§ From Thomas Griffin and Others
2 July 1812, York, Virginia. “The town of York is at this moment totally exposed and defenceless. Neither Cannon or small arms are to be had; in this unprepared state the inhabitants of the town are exposed to the maritime, predatory incursions of our foe. Distant from the chesepeake Bay only ten miles and the capes of Virginia fifty and [illegible] unobstructed navigation of the river for many miles above the town, render us peculiarly liable to depradation.… At this place the river narrows from two miles width both above and below, to the ⟨space?⟩ of three quarters of a mile.
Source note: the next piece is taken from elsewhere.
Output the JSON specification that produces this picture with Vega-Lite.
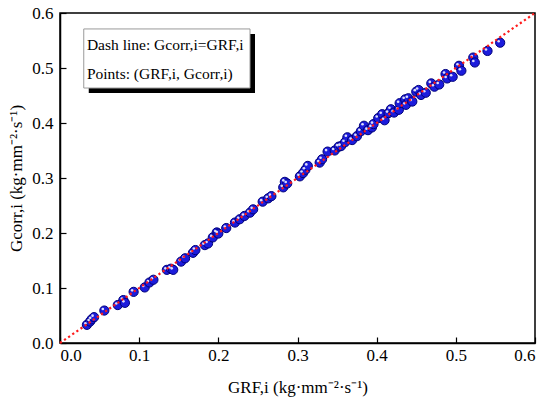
{
  "$schema": "https://vega.github.io/schema/vega-lite/v6.json",
  "width": 475,
  "height": 330,
  "autosize": {"type": "none"},
  "padding": {"left": 60, "top": 13, "right": 15, "bottom": 60},
  "background": "white",
  "config": {
    "view": {"stroke": "black", "strokeWidth": 1.5},
    "font": "Liberation Serif"
  },
  "datasets": {
    "pts": [
      {"g_rf": 0.034, "g_corr": 0.033}, {"g_rf": 0.038, "g_corr": 0.039}, {"g_rf": 0.040, "g_corr": 0.043},
      {"g_rf": 0.043, "g_corr": 0.047}, {"g_rf": 0.056, "g_corr": 0.059}, {"g_rf": 0.073, "g_corr": 0.069},
      {"g_rf": 0.080, "g_corr": 0.078}, {"g_rf": 0.082, "g_corr": 0.073}, {"g_rf": 0.093, "g_corr": 0.093},
      {"g_rf": 0.107, "g_corr": 0.101}, {"g_rf": 0.113, "g_corr": 0.110}, {"g_rf": 0.118, "g_corr": 0.115},
      {"g_rf": 0.135, "g_corr": 0.133}, {"g_rf": 0.140, "g_corr": 0.135}, {"g_rf": 0.143, "g_corr": 0.133},
      {"g_rf": 0.153, "g_corr": 0.148}, {"g_rf": 0.158, "g_corr": 0.154}, {"g_rf": 0.168, "g_corr": 0.164},
      {"g_rf": 0.171, "g_corr": 0.169}, {"g_rf": 0.183, "g_corr": 0.178}, {"g_rf": 0.187, "g_corr": 0.181},
      {"g_rf": 0.193, "g_corr": 0.192}, {"g_rf": 0.198, "g_corr": 0.201}, {"g_rf": 0.200, "g_corr": 0.199},
      {"g_rf": 0.210, "g_corr": 0.209}, {"g_rf": 0.221, "g_corr": 0.219}, {"g_rf": 0.227, "g_corr": 0.225},
      {"g_rf": 0.233, "g_corr": 0.231}, {"g_rf": 0.240, "g_corr": 0.237}, {"g_rf": 0.244, "g_corr": 0.243},
      {"g_rf": 0.256, "g_corr": 0.257}, {"g_rf": 0.263, "g_corr": 0.263}, {"g_rf": 0.267, "g_corr": 0.267},
      {"g_rf": 0.282, "g_corr": 0.283}, {"g_rf": 0.284, "g_corr": 0.293}, {"g_rf": 0.287, "g_corr": 0.290},
      {"g_rf": 0.303, "g_corr": 0.303}, {"g_rf": 0.307, "g_corr": 0.309}, {"g_rf": 0.310, "g_corr": 0.315},
      {"g_rf": 0.313, "g_corr": 0.322}, {"g_rf": 0.328, "g_corr": 0.328}, {"g_rf": 0.331, "g_corr": 0.334},
      {"g_rf": 0.338, "g_corr": 0.348}, {"g_rf": 0.347, "g_corr": 0.350}, {"g_rf": 0.352, "g_corr": 0.357},
      {"g_rf": 0.355, "g_corr": 0.358}, {"g_rf": 0.360, "g_corr": 0.365}, {"g_rf": 0.363, "g_corr": 0.374},
      {"g_rf": 0.369, "g_corr": 0.369}, {"g_rf": 0.375, "g_corr": 0.376}, {"g_rf": 0.380, "g_corr": 0.385},
      {"g_rf": 0.384, "g_corr": 0.395}, {"g_rf": 0.389, "g_corr": 0.387}, {"g_rf": 0.394, "g_corr": 0.392},
      {"g_rf": 0.396, "g_corr": 0.398}, {"g_rf": 0.402, "g_corr": 0.409}, {"g_rf": 0.407, "g_corr": 0.416},
      {"g_rf": 0.410, "g_corr": 0.405}, {"g_rf": 0.415, "g_corr": 0.418}, {"g_rf": 0.418, "g_corr": 0.425},
      {"g_rf": 0.422, "g_corr": 0.419}, {"g_rf": 0.428, "g_corr": 0.424}, {"g_rf": 0.429, "g_corr": 0.436},
      {"g_rf": 0.436, "g_corr": 0.443}, {"g_rf": 0.437, "g_corr": 0.433}, {"g_rf": 0.440, "g_corr": 0.445},
      {"g_rf": 0.445, "g_corr": 0.439}, {"g_rf": 0.450, "g_corr": 0.457}, {"g_rf": 0.453, "g_corr": 0.460},
      {"g_rf": 0.456, "g_corr": 0.451}, {"g_rf": 0.462, "g_corr": 0.455}, {"g_rf": 0.469, "g_corr": 0.472},
      {"g_rf": 0.473, "g_corr": 0.466}, {"g_rf": 0.479, "g_corr": 0.470}, {"g_rf": 0.487, "g_corr": 0.489},
      {"g_rf": 0.489, "g_corr": 0.481}, {"g_rf": 0.496, "g_corr": 0.484}, {"g_rf": 0.504, "g_corr": 0.504},
      {"g_rf": 0.507, "g_corr": 0.495}, {"g_rf": 0.522, "g_corr": 0.519}, {"g_rf": 0.524, "g_corr": 0.510},
      {"g_rf": 0.540, "g_corr": 0.531}, {"g_rf": 0.556, "g_corr": 0.546}
    ]
  },
  "layer": [
    {
      "data": {"name": "pts"},
      "mark": {"type": "point", "filled": true, "shape": "circle", "size": 85, "fill": "#1c1cdc", "stroke": "#00007a", "strokeWidth": 1, "opacity": 1},
      "encoding": {
        "x": {
          "field": "g_rf", "type": "quantitative",
          "title": "GRF,i (kg·mm⁻²·s⁻¹)",
          "scale": {"domain": [0, 0.6], "nice": false, "zero": true},
          "axis": {
            "values": [0, 0.05, 0.1, 0.15, 0.2, 0.25, 0.3, 0.35, 0.4, 0.45, 0.5, 0.55, 0.6],
            "labelExpr": "round(datum.value*20) % 2 == 1 ? '' : format(datum.value, '.1f')",
            "tickSize": {"condition": {"test": "round(datum.value*20) % 2 == 1", "value": -3}, "value": -6},
            "grid": false,
            "domainColor": "black", "domainWidth": 1.5,
            "tickColor": "black", "tickWidth": 1.2,
            "labelFontSize": 17, "labelColor": "black", "labelFont": "Liberation Serif",
            "labelPadding": 10,
            "titleFontSize": 17, "titleFontWeight": "normal", "titleColor": "black", "titleFont": "Liberation Serif",
            "titlePadding": 16
          }
        },
        "y": {
          "field": "g_corr", "type": "quantitative",
          "title": "Gcorr,i (kg·mm⁻²·s⁻¹)",
          "scale": {"domain": [0, 0.6], "nice": false, "zero": true},
          "axis": {
            "values": [0, 0.05, 0.1, 0.15, 0.2, 0.25, 0.3, 0.35, 0.4, 0.45, 0.5, 0.55, 0.6],
            "labelExpr": "round(datum.value*20) % 2 == 1 ? '' : format(datum.value, '.1f')",
            "tickSize": {"condition": {"test": "round(datum.value*20) % 2 == 1", "value": -3}, "value": -6},
            "grid": false,
            "domainColor": "black", "domainWidth": 1.5,
            "tickColor": "black", "tickWidth": 1.2,
            "labelFontSize": 17, "labelColor": "black", "labelFont": "Liberation Serif",
            "labelPadding": 13,
            "titleFontSize": 17, "titleFontWeight": "normal", "titleColor": "black", "titleFont": "Liberation Serif",
            "titlePadding": 6
          }
        }
      }
    },
    {
      "data": {"name": "pts"},
      "mark": {"type": "point", "filled": true, "shape": "circle", "size": 7, "fill": "white", "opacity": 0.85, "xOffset": -1.5, "yOffset": -1.5},
      "encoding": {
        "x": {"field": "g_rf", "type": "quantitative"},
        "y": {"field": "g_corr", "type": "quantitative"}
      }
    },
    {
      "data": {"values": [{}]},
      "mark": {"type": "rule", "color": "#ff1a1a", "strokeWidth": 2.2, "strokeDash": [2.2, 2.8]},
      "encoding": {
        "x": {"datum": 0, "type": "quantitative"},
        "y": {"datum": 0, "type": "quantitative"},
        "x2": {"datum": 0.6},
        "y2": {"datum": 0.6}
      }
    },
    {
      "data": {"values": [{}]},
      "mark": {"type": "rect", "fill": "black", "xOffset": 5, "yOffset": 5, "x2Offset": 5, "y2Offset": 5},
      "encoding": {
        "x": {"datum": 0.030, "type": "quantitative"},
        "x2": {"datum": 0.240},
        "y": {"datum": 0.571, "type": "quantitative"},
        "y2": {"datum": 0.4636}
      }
    },
    {
      "data": {"values": [{}]},
      "mark": {"type": "rect", "fill": "white", "stroke": "#9a9a9a", "strokeWidth": 1},
      "encoding": {
        "x": {"datum": 0.030, "type": "quantitative"},
        "x2": {"datum": 0.240},
        "y": {"datum": 0.571, "type": "quantitative"},
        "y2": {"datum": 0.4636}
      }
    },
    {
      "data": {"values": [{}]},
      "mark": {"type": "text", "align": "left", "baseline": "alphabetic", "fontSize": 15.5, "font": "Liberation Serif", "color": "black", "text": "Dash line: Gcorr,i=GRF,i"},
      "encoding": {
        "x": {"datum": 0.034, "type": "quantitative"},
        "y": {"datum": 0.533, "type": "quantitative"}
      }
    },
    {
      "data": {"values": [{}]},
      "mark": {"type": "text", "align": "left", "baseline": "alphabetic", "fontSize": 15.5, "font": "Liberation Serif", "color": "black", "text": "Points: (GRF,i, Gcorr,i)"},
      "encoding": {
        "x": {"datum": 0.034, "type": "quantitative"},
        "y": {"datum": 0.480, "type": "quantitative"}
      }
    }
  ]
}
The Banks on either shore of the river are not less than forty feet perpendicular hight, with the remains of former fortifications that could be, with little expence fully repaird.… If this fort was fortified and protected, it would be the rendezvous of our commerce, and a safe retreat for our navey if it should be compelled by the superior force of the enemy to seek refuge under our cannon. Both above and below the town the river affords bays and inlets where gun boats may hide in ⟨safty?⟩ and whence they could effectually co-operate with the land batteries.” The writers recommend “the early fortifying this port,” believing “that ten twenty four pounders aided by three or four gun boats would be amply sufficient to defend the place against any force the enemy may probably bring against it.”
RC (DNA: RG 107, LRRS, T-122:6). 2 pp. Signed by Thomas Griffin, Joseph Monnett, and William V. Taylor.